If you’re a high-performing woman, comparison often wears a smart suit. It shows up as “standards,” “ambition,” and “keeping yourself sharp.”

But when you look closely, comparison rarely creates improvement. It creates noise. And noise is the enemy of calm.

Comparison is your brain trying to answer a question it can’t answer with the information it has. You’re using incomplete data to reach a final conclusion about your worth, your timeline, and your future.

That’s why it spikes stress so quickly: your nervous system treats the conclusion as real, and your body starts preparing for threat—urgency, tightness, hypervigilance, self-criticism.

And comparison can quietly shape the story you live in. When you scan other people’s outcomes, you can start to label your own setbacks as evidence that life is against you. Not because it’s true—because your attention is trained on the wrong measure.

Here’s the mirror I’ll hold up with warmth: comparison makes you reactive. It pulls you into rushed decisions, porous boundaries, and performative choices that don’t actually match your values.
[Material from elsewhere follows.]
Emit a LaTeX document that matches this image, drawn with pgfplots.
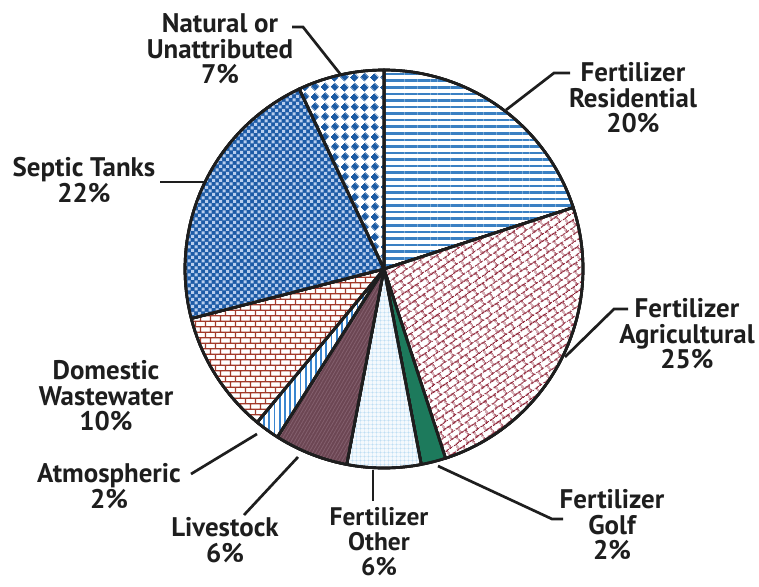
\documentclass[border=0pt]{standalone}
\usepackage{fontspec}
\setmainfont{PT Sans}
\usepackage{pgfplots}
\usepackage{pgfplotstable}
\pgfplotsset{compat=1.18}
\usetikzlibrary{patterns.meta}

\definecolor{resblue}{HTML}{3A80C3}
\definecolor{agred}{HTML}{8E2236}
\definecolor{golfgreen}{HTML}{1D7A5C}
\definecolor{gridblue}{HTML}{A3D0EE}
\definecolor{gridbg}{HTML}{F4F9FD}
\definecolor{livebg}{HTML}{6C4653}
\definecolor{livestripe}{HTML}{84606E}
\definecolor{atmblue}{HTML}{3A86D0}
\definecolor{brickred}{HTML}{A23A2B}
\definecolor{darkchk}{HTML}{1D5BA6}
\definecolor{lightchk}{HTML}{B7CDEE}
\definecolor{diamblue}{HTML}{1B5AA3}
\definecolor{outline}{HTML}{1E1E1E}

% rotated bricks (shingle)
\pgfdeclarepattern{
  name=Shingle, type=uncolored,
  bottom left={\pgfpoint{0pt}{0pt}}, top right={\pgfpoint{10.5pt}{12pt}},
  tile size={\pgfpoint{10.5pt}{12pt}},
  tile transformation={\pgftransformrotate{35}},
  code={
    \pgfsetlinewidth{1.15pt}
    \pgfpathmoveto{\pgfpoint{0pt}{3pt}}\pgfpathlineto{\pgfpoint{10.5pt}{3pt}}
    \pgfpathmoveto{\pgfpoint{0pt}{9pt}}\pgfpathlineto{\pgfpoint{10.5pt}{9pt}}
    \pgfpathmoveto{\pgfpoint{2.6pt}{3pt}}\pgfpathlineto{\pgfpoint{2.6pt}{9pt}}
    \pgfpathmoveto{\pgfpoint{7.85pt}{9pt}}\pgfpathlineto{\pgfpoint{7.85pt}{12pt}}
    \pgfpathmoveto{\pgfpoint{7.85pt}{0pt}}\pgfpathlineto{\pgfpoint{7.85pt}{3pt}}
    \pgfusepath{stroke}
  }
}
% horizontal bricks
\pgfdeclarepattern{
  name=Brick, type=uncolored,
  bottom left={\pgfpoint{0pt}{0pt}}, top right={\pgfpoint{10.5pt}{11pt}},
  tile size={\pgfpoint{10.5pt}{11pt}},
  code={
    \pgfsetlinewidth{1.3pt}
    \pgfpathmoveto{\pgfpoint{0pt}{2.75pt}}\pgfpathlineto{\pgfpoint{10.5pt}{2.75pt}}
    \pgfpathmoveto{\pgfpoint{0pt}{8.25pt}}\pgfpathlineto{\pgfpoint{10.5pt}{8.25pt}}
    \pgfpathmoveto{\pgfpoint{2.6pt}{2.75pt}}\pgfpathlineto{\pgfpoint{2.6pt}{8.25pt}}
    \pgfpathmoveto{\pgfpoint{7.85pt}{8.25pt}}\pgfpathlineto{\pgfpoint{7.85pt}{11pt}}
    \pgfpathmoveto{\pgfpoint{7.85pt}{0pt}}\pgfpathlineto{\pgfpoint{7.85pt}{2.75pt}}
    \pgfusepath{stroke}
  }
}
% checker of small squares
\pgfdeclarepattern{
  name=SmallChecker, type=uncolored,
  bottom left={\pgfpoint{0pt}{0pt}}, top right={\pgfpoint{7.4pt}{7.4pt}},
  tile size={\pgfpoint{7.4pt}{7.4pt}},
  code={
    \pgfpathrectangle{\pgfpoint{0.2pt}{0.2pt}}{\pgfpoint{3.3pt}{3.3pt}}
    \pgfpathrectangle{\pgfpoint{3.9pt}{3.9pt}}{\pgfpoint{3.3pt}{3.3pt}}
    \pgfusepath{fill}
  }
}
% diamonds
\pgfdeclarepattern{
  name=Diamonds, type=uncolored,
  bottom left={\pgfpoint{0pt}{0pt}}, top right={\pgfpoint{14pt}{14pt}},
  tile size={\pgfpoint{14pt}{14pt}},
  tile transformation={\pgftransformrotate{45}},
  code={
    \pgfpathrectangle{\pgfpoint{0.4pt}{0.4pt}}{\pgfpoint{6.2pt}{6.2pt}}
    \pgfpathrectangle{\pgfpoint{7.4pt}{7.4pt}}{\pgfpoint{6.2pt}{6.2pt}}
    \pgfusepath{fill}
  }
}
% fine grid
\pgfdeclarepattern{
  name=FineGrid, type=uncolored,
  bottom left={\pgfpoint{0pt}{0pt}}, top right={\pgfpoint{4.2pt}{4.2pt}},
  tile size={\pgfpoint{4.2pt}{4.2pt}},
  code={
    \pgfsetlinewidth{0.55pt}
    \pgfpathmoveto{\pgfpoint{2.1pt}{0pt}}\pgfpathlineto{\pgfpoint{2.1pt}{4.2pt}}
    \pgfpathmoveto{\pgfpoint{0pt}{2.1pt}}\pgfpathlineto{\pgfpoint{4.2pt}{2.1pt}}
    \pgfusepath{stroke}
  }
}

\tikzset{
  slicebase/.style={draw=outline, line width=2.7pt, line join=round},
  slice0/.style={slicebase, preaction={fill=white}, preaction={pattern={Lines[angle=0,distance=6.6pt,line width=2.6pt]}, pattern color=resblue}},
  slice1/.style={slicebase, preaction={fill=white}, preaction={pattern=Shingle, pattern color=agred}},
  slice2/.style={slicebase, preaction={fill=golfgreen}},
  slice3/.style={slicebase, preaction={fill=gridbg}, preaction={pattern=FineGrid, pattern color=gridblue}},
  slice4/.style={slicebase, preaction={fill=livebg}, preaction={pattern={Lines[angle=60,distance=3pt,line width=0.8pt]}, pattern color=livestripe}},
  slice5/.style={slicebase, preaction={fill=white}, preaction={pattern={Lines[angle=90,distance=5.2pt,line width=1.8pt]}, pattern color=atmblue}},
  slice6/.style={slicebase, preaction={fill=white}, preaction={pattern=Brick, pattern color=brickred}},
  slice7/.style={slicebase, preaction={fill=darkchk}, preaction={pattern=SmallChecker, pattern color=lightchk}},
  slice8/.style={slicebase, preaction={fill=white}, preaction={pattern=Diamonds, pattern color=diamblue}},
  lbl/.style={align=center, font=\fontsize{27}{25.5}\selectfont\bfseries, inner sep=0pt, text=outline},
  leader/.style={outline, line width=2.7pt, line join=miter, mark=none},
}

% Shares of the nitrogen sources, percent, clockwise from the top
\pgfplotstableread{
slice pct
0 20
1 25
2 2
3 6
4 6
5 2
6 10
7 22
8 7
}\piedata

\def\cumul{0}
\pgfplotsforeachungrouped \i in {0,...,8}{%
  \pgfplotstablegetelem{\i}{pct}\of\piedata
  \pgfmathsetmacro\angA{90-3.6*\cumul}%
  \pgfmathsetmacro\cumul{\cumul+\pgfplotsretval}%
  \pgfmathsetmacro\angB{90-3.6*\cumul}%
  \expandafter\xdef\csname sA\i\endcsname{\angA}%
  \expandafter\xdef\csname sB\i\endcsname{\angB}%
}

\begin{document}
\begin{tikzpicture}
\begin{axis}[
  width=759bp, height=587bp, scale only axis,
  xmin=0, xmax=759, ymin=0, ymax=587, y dir=reverse,
  axis lines=none, ticks=none, clip=false,
]
\pgfplotsinvokeforeach{0,...,8}{
  \edef\temp{\noexpand\addplot[slice#1, domain=\csname sB#1\endcsname:\csname sA#1\endcsname, samples=90, variable=\noexpand\t]}
  \temp ({384+199*cos(\t)}, {269-199*sin(\t)}) -- (384,269) -- cycle;
}
% leader lines
\addplot[leader] coordinates {(292,27) (303,27) (341,75)};
\addplot[leader] coordinates {(570,73) (554,73) (506,110)};
\addplot[leader] coordinates {(628,309) (614,309) (565,357)};
\addplot[leader] coordinates {(563,519) (552,519) (438,466)};
\addplot[leader] coordinates {(373,470) (373,501)};
\addplot[leader] coordinates {(244,515) (298,457)};
\addplot[leader] coordinates {(191,474) (257,434)};
\addplot[leader] coordinates {(160,182) (205,182)};
% labels
\node[lbl] at (axis cs:220,49) {Natural or\\Unattributed\\7\%};
\node[lbl] at (axis cs:633,98) {Fertilizer\\Residential\\20\%};
\node[lbl] at (axis cs:687,334) {Fertilizer\\Agricultural\\25\%};
\node[lbl] at (axis cs:612,525) {Fertilizer\\Golf\\2\%};
\node[lbl, font=\fontsize{25.5}{25}\selectfont\bfseries] at (axis cs:379,542) {Fertilizer\\Other\\6\%};
\node[lbl] at (axis cs:225,540) {Livestock\\6\%};
\node[lbl] at (axis cs:109,486) {Atmospheric\\2\%};
\node[lbl] at (axis cs:106,396) {Domestic\\Wastewater\\10\%};
\node[lbl] at (axis cs:84,180) {Septic Tanks\\22\%};
\end{axis}
\pgfresetboundingbox
\path (current axis.south west) rectangle (current axis.north east);
\end{tikzpicture}
\end{document}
You may look productive, but you won’t feel steady.

What to do instead: replace comparison with clarity

  • Define your metric: What does “good” look like for me, in my season of life?
  • Separate fact from story: What do I know for sure, and what am I making it mean?
  • Name the need: Am I craving certainty, significance, or reassurance right now?
  • Choose one clean move: What’s the smallest action that reduces stress and increases self-respect today?

In the moment (30 seconds): Put a hand on your chest, exhale longer than you inhale, and say: “This is comparison. I don’t have the full data. I’m coming back to my lane.”

Then take one practical step: close the app, write the email, ask for the support, set the boundary.

The goal isn’t to never notice other people. The goal is to stop using other people as a verdict. When you step out of comparison, you get your calm back. And when you get your calm back, you can think clearly, choose well, and lead—at home and at work.